It’s tricky to imagine how Leyton Orient will approach this season. After returning to the Football League following two years in the National League, promotion secured on a desperately tense final day, the club experienced the other extreme in emotion when manager Justin Edinburgh suddenly passed away in June.
Ross Embleton, who was on Edinburgh’s coaching staff, has taken over, and according to club director Matt Porter, this season will be about honouring the memory of their late manager.
“Obviously it’s been a summer of contrasting emotions,” Porter told the Totally Football League Show, “with the immense high of winning the National League and regaining our Football League status, and that was followed up by the tragic loss of Justin.

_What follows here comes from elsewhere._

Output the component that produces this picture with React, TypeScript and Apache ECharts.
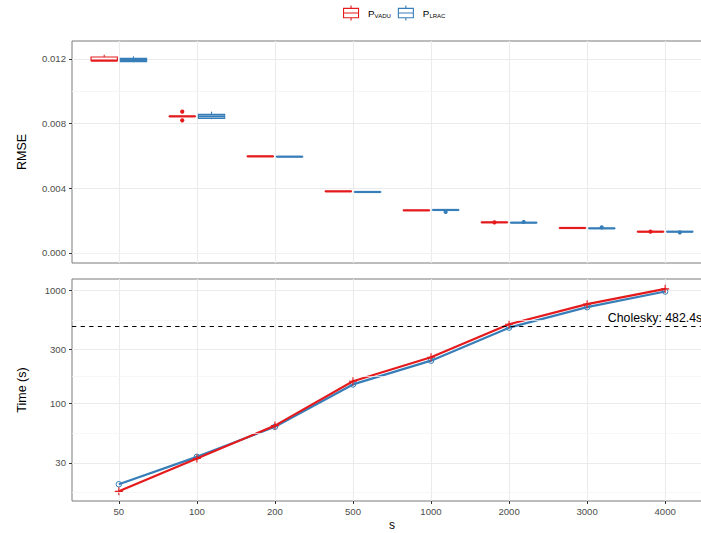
import { useEffect, useRef } from 'react';
import * as echarts from 'echarts';

// Sample sizes (discrete x positions 1..8)
const sizes = ['50', '100', '200', '500', '1000', '2000', '3000', '4000'];

// RMSE box statistics per size: [lower whisker, q1, median, q3, upper whisker]
const rmseVadu = [
  [0.011895, 0.011895, 0.0119, 0.012124, 0.012266],
  [0.00844, 0.008444, 0.008449, 0.008454, 0.008458],
  [0.005966, 0.00597, 0.005975, 0.00598, 0.005984],
  [0.003801, 0.003805, 0.00381, 0.003815, 0.003819],
  [0.002626, 0.00263, 0.002635, 0.00264, 0.002644],
  [0.001884, 0.001888, 0.001893, 0.001898, 0.001902],
  [0.001537, 0.001541, 0.001546, 0.001551, 0.001555],
  [0.001308, 0.001312, 0.001317, 0.001322, 0.001326],
];
const rmseLrac = [
  [0.0118, 0.011833, 0.011938, 0.012037, 0.012161],
  [0.008276, 0.008326, 0.008449, 0.008573, 0.00874],
  [0.005948, 0.005952, 0.005957, 0.005962, 0.005966],
  [0.003764, 0.003768, 0.003773, 0.003778, 0.003782],
  [0.002651, 0.002655, 0.00266, 0.002665, 0.002669],
  [0.001865, 0.001869, 0.001874, 0.001879, 0.001883],
  [0.001513, 0.001517, 0.001522, 0.001527, 0.001531],
  [0.001308, 0.001312, 0.001317, 0.001322, 0.001326],
];
// Outlying RMSE values: [size, value]
const rmseVaduOutliers: [string, number][] = [
  ['100', 0.00874],
  ['100', 0.008202],
  ['2000', 0.001893],
  ['4000', 0.001317],
];
const rmseLracOutliers: [string, number][] = [
  ['1000', 0.002536],
  ['2000', 0.001917],
  ['3000', 0.001583],
  ['4000', 0.001274],
];

// Computation time in seconds
const timeVadu = [16.8, 32.8, 64.0, 158, 257, 504, 758, 1035];
const timeLrac = [19.4, 33.9, 62.5, 148, 240, 470, 713, 980];
const choleskyTime = 482.4;
const choleskyLabelAt = 7.87;

// Axis breaks
const rmseTicks = [0, 0.004, 0.008, 0.012];
const rmseMinorTicks = [0.002, 0.006, 0.01];
const timeTicks = [30, 100, 300, 1000];
const timeMinorTicks = [16.4, 54.8, 173.2, 547.7];

const RED = '#E41A1C';
const BLUE = '#377EB8';
const FONT = '"Liberation Sans", Arial, Helvetica, sans-serif';
const GRID_MAJOR = '#EBEBEB';
const GRID_MINOR = '#F4F4F4';
const BORDER = '#7A7A7A';
const TICK_TEXT = '#4D4D4D';
const BOX_WIDTH = 0.3375;
const DODGE = 0.1875;

const BOX_ICON = 'path://M8,0L8,3M0,3L16,3L16,13L0,13ZM0,8L16,8M8,13L8,16';
const PLUS = 'path://M5,0L5,10M0,5L10,5';
const RING = 'path://M10,5A5,5,0,1,1,0,5A5,5,0,1,1,10,5Z';

const sizeIndex = sizes.map((_, i) => i + 1);

function boxSeries(name: string, color: string, stats: number[][], offset: number) {
  return {
    type: 'custom',
    name,
    xAxisIndex: 0,
    yAxisIndex: 0,
    z: 3,
    data: stats.map((s, i) => [i + 1, ...s]),
    encode: { x: 0, y: [1, 2, 3, 4, 5] },
    renderItem: (_params: any, api: any) => {
      const x = api.value(0) + offset;
      const lo = api.coord([x, api.value(1)]);
      const q1 = api.coord([x, api.value(2)]);
      const md = api.coord([x, api.value(3)]);
      const q3 = api.coord([x, api.value(4)]);
      const hi = api.coord([x, api.value(5)]);
      const half = api.size([BOX_WIDTH, 0])[0] / 2;
      const stroke = { stroke: color, lineWidth: 1.1, fill: null };
      return {
        type: 'group',
        children: [
          { type: 'line', shape: { x1: hi[0], y1: hi[1], x2: q3[0], y2: q3[1] }, style: stroke },
          { type: 'line', shape: { x1: q1[0], y1: q1[1], x2: lo[0], y2: lo[1] }, style: stroke },
          {
            type: 'rect',
            shape: { x: q3[0] - half, y: q3[1], width: half * 2, height: Math.max(q1[1] - q3[1], 0.01) },
            style: { stroke: color, lineWidth: 1.1, fill: '#fff' },
          },
          {
            type: 'line',
            shape: { x1: md[0] - half, y1: md[1], x2: md[0] + half, y2: md[1] },
            style: { stroke: color, lineWidth: 2.2 },
          },
        ],
      };
    },
  };
}

function outlierSeries(name: string, color: string, pts: [string, number][], offset: number) {
  return {
    type: 'custom',
    name,
    xAxisIndex: 0,
    yAxisIndex: 0,
    z: 4,
    data: pts.map(([s, v]) => [sizes.indexOf(s) + 1, v]),
    encode: { x: 0, y: 1 },
    renderItem: (_params: any, api: any) => {
      const p = api.coord([api.value(0) + offset, api.value(1)]);
      return { type: 'circle', shape: { cx: p[0], cy: p[1], r: 2.1 }, style: { fill: color } };
    },
  };
}

function gridLines(values: number[], color: string, width: number, xi: number, yi: number) {
  return {
    type: 'line',
    xAxisIndex: xi,
    yAxisIndex: yi,
    z: 1,
    silent: true,
    data: [],
    markLine: {
      silent: true,
      symbol: 'none',
      label: { show: false },
      lineStyle: { color, width, type: 'solid' },
      data: values.map((v) => ({ yAxis: v })),
    },
  };
}

function xAxis(gridIndex: number, showLabels: boolean) {
  return {
    type: 'value',
    gridIndex,
    min: 0.4,
    max: 8.6,
    axisLine: { show: false },
    axisTick: {
      show: showLabels,
      customValues: sizeIndex,
      length: 3,
      lineStyle: { color: '#333', width: 1 },
    },
    axisLabel: {
      show: showLabels,
      customValues: sizeIndex,
      formatter: (v: number) => sizes[Math.round(v) - 1] ?? '',
      color: TICK_TEXT,
      fontSize: 9.6,
      fontFamily: FONT,
      margin: 5,
    },
    splitLine: { show: true, lineStyle: { color: GRID_MAJOR, width: 1.1 } },
    name: showLabels ? 's' : '',
    nameLocation: 'middle',
    nameGap: 18,
    nameTextStyle: { color: '#000', fontSize: 12, fontFamily: FONT },
  };
}

export default function App() {
  const ref = useRef<HTMLDivElement>(null);

  useEffect(() => {
    document.body.style.margin = '0';
    if (!ref.current) return;
    const chart = echarts.init(ref.current, null, { renderer: 'svg' });

    const panel = {
      left: 72,
      width: 640,
      height: 222,
      show: true,
      borderColor: BORDER,
      borderWidth: 1,
      backgroundColor: 'transparent',
      containLabel: false,
      outerBoundsMode: 'none',
    };

    const option: any = {
      animation: false,
      backgroundColor: '#fff',
      textStyle: { fontFamily: FONT },
      legend: {
        top: 0,
        left: 338,
        itemWidth: 16,
        itemHeight: 15,
        itemGap: 7,
        selectedMode: false,
        data: [
          { name: 'VADU', icon: BOX_ICON, itemStyle: { color: '#fff', borderColor: RED, borderWidth: 1.1 } },
          { name: 'LRAC', icon: BOX_ICON, itemStyle: { color: '#fff', borderColor: BLUE, borderWidth: 1.1 } },
        ],
        formatter: (name: string) => `{p|P}{sub|${name}}`,
        textStyle: {
          fontFamily: FONT,
          rich: {
            p: { fontSize: 9.8, color: '#000', padding: [0, 0, 0, 4], fontFamily: FONT },
            sub: { fontSize: 6, color: '#000', padding: [5, 0, 0, 0], fontFamily: FONT },
          },
        },
      },
      grid: [
        { ...panel, top: 41 },
        { ...panel, top: 279 },
      ],
      xAxis: [xAxis(0, false), xAxis(1, true)],
      yAxis: [
        {
          type: 'value',
          gridIndex: 0,
          min: -0.00062,
          max: 0.01311,
          axisLine: { show: false },
          axisTick: { show: true, customValues: rmseTicks, length: 3, lineStyle: { color: '#333' } },
          axisLabel: {
            customValues: rmseTicks,
            formatter: (v: number) => v.toFixed(3),
            color: TICK_TEXT,
            fontSize: 9.6,
            fontFamily: FONT,
            margin: 6,
          },
          splitLine: { show: true, lineStyle: { color: GRID_MAJOR, width: 1.1 } },
          name: 'RMSE',
          nameLocation: 'middle',
          nameGap: 44,
          nameTextStyle: { color: '#000', fontSize: 12.5, fontFamily: FONT },
        },
        {
          type: 'log',
          logBase: 10,
          gridIndex: 1,
          min: 13.8,
          max: 1265,
          axisLine: { show: false },
          axisTick: { show: true, customValues: timeTicks, length: 3, lineStyle: { color: '#333' } },
          axisLabel: {
            customValues: timeTicks,
            formatter: (v: number) => String(Math.round(v)),
            color: TICK_TEXT,
            fontSize: 9.6,
            fontFamily: FONT,
            margin: 6,
          },
          splitLine: { show: true, lineStyle: { color: GRID_MAJOR, width: 1.1 } },
          name: 'Time (s)',
          nameLocation: 'middle',
          nameGap: 44,
          nameTextStyle: { color: '#000', fontSize: 12.5, fontFamily: FONT },
        },
      ],
      series: [
        gridLines(rmseMinorTicks, GRID_MINOR, 0.7, 0, 0),
        boxSeries('VADU', RED, rmseVadu, -DODGE),
        boxSeries('LRAC', BLUE, rmseLrac, DODGE),
        outlierSeries('VADU', RED, rmseVaduOutliers, -DODGE),
        outlierSeries('LRAC', BLUE, rmseLracOutliers, DODGE),
        gridLines(timeMinorTicks, GRID_MINOR, 0.7, 1, 1),
        {
          type: 'line',
          xAxisIndex: 1,
          yAxisIndex: 1,
          z: 2,
          silent: true,
          data: [],
          markLine: {
            silent: true,
            symbol: 'none',
            label: { show: false },
            lineStyle: { color: '#000', width: 1.1, type: [4.3, 4.3] },
            data: [{ yAxis: choleskyTime }],
          },
          markPoint: {
            silent: true,
            symbol: 'rect',
            symbolSize: 1,
            itemStyle: { color: 'transparent' },
            label: {
              show: true,
              position: 'inside',
              offset: [0, -8],
              formatter: `Cholesky: ${choleskyTime}s`,
              color: '#000',
              fontSize: 12.3,
              fontFamily: FONT,
            },
            data: [{ coord: [choleskyLabelAt, choleskyTime] }],
          },
        },
        {
          type: 'line',
          name: 'LRAC',
          xAxisIndex: 1,
          yAxisIndex: 1,
          z: 3,
          data: timeLrac.map((v, i) => [i + 1, v]),
          lineStyle: { color: BLUE, width: 2.2 },
          symbol: RING,
          symbolSize: 5.5,
          itemStyle: { color: 'rgba(255,255,255,0)', borderColor: BLUE, borderWidth: 1 },
        },
        {
          type: 'line',
          name: 'VADU',
          xAxisIndex: 1,
          yAxisIndex: 1,
          z: 4,
          data: timeVadu.map((v, i) => [i + 1, v]),
          lineStyle: { color: RED, width: 2.2 },
          symbol: PLUS,
          symbolSize: 8,
          itemStyle: { color: RED, borderColor: RED, borderWidth: 1.1 },
        },
      ],
    };

    chart.setOption(option);
    return () => chart.dispose();
  }, []);

  return <div ref={ref} style={{ width: 701, height: 533 }} />;
}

“It’s something we’ve had to come to terms with as a club, something that’s been very difficult and something we’ve had to seek a lot of strength from each other, and from the support of the wider football world. Messages of support from fans of other clubs have really helped.
“It’s important that we honour Justin the right way, and that his legacy at the football club lives on, and that we continue the upward path that we’ve been on for the last couple of years.”
For Embleton, it must be a particularly tough job, given his youth (he’s 37) and that he’s taking over from a club hero.
“Ross is obviously a very young head coach and someone we believe very strongly in,” said Porter. “He was our Academy manager and he’s someone I’ve known personally for a long time, someone who everyone at the club is very familiar with and someone we’re confident can take us forwards.
“Danny Webb, his assistant, and Jobi McAnuff, who stepped up to be player-coach, are obviously a young and inexperienced coaching team, so in order for them to have the right level of support and reassurance around them, our director of football Martin Ling – who’s done pretty much everything there is to do in the game – will be working with them on a close basis to ensure they get that level of support, guidance and experience he can offer.”
Promotion isn’t on the agenda. Or at least it won’t be demanded by the board, who according to Porter want a period of calm and consolidation.
“We’re very realistic: we overachieved by getting out of the National League in two years – we set ourselves a target of three or four years to do that and we managed it in two.
“We’re not saying there’s a tearing rush to get into League One – obviously it’s not something we would have a problem with – but we can’t put that level of pressure on the management.
“As a board, we want to bring stability and continuity, and hope that breeds success on the pitch.”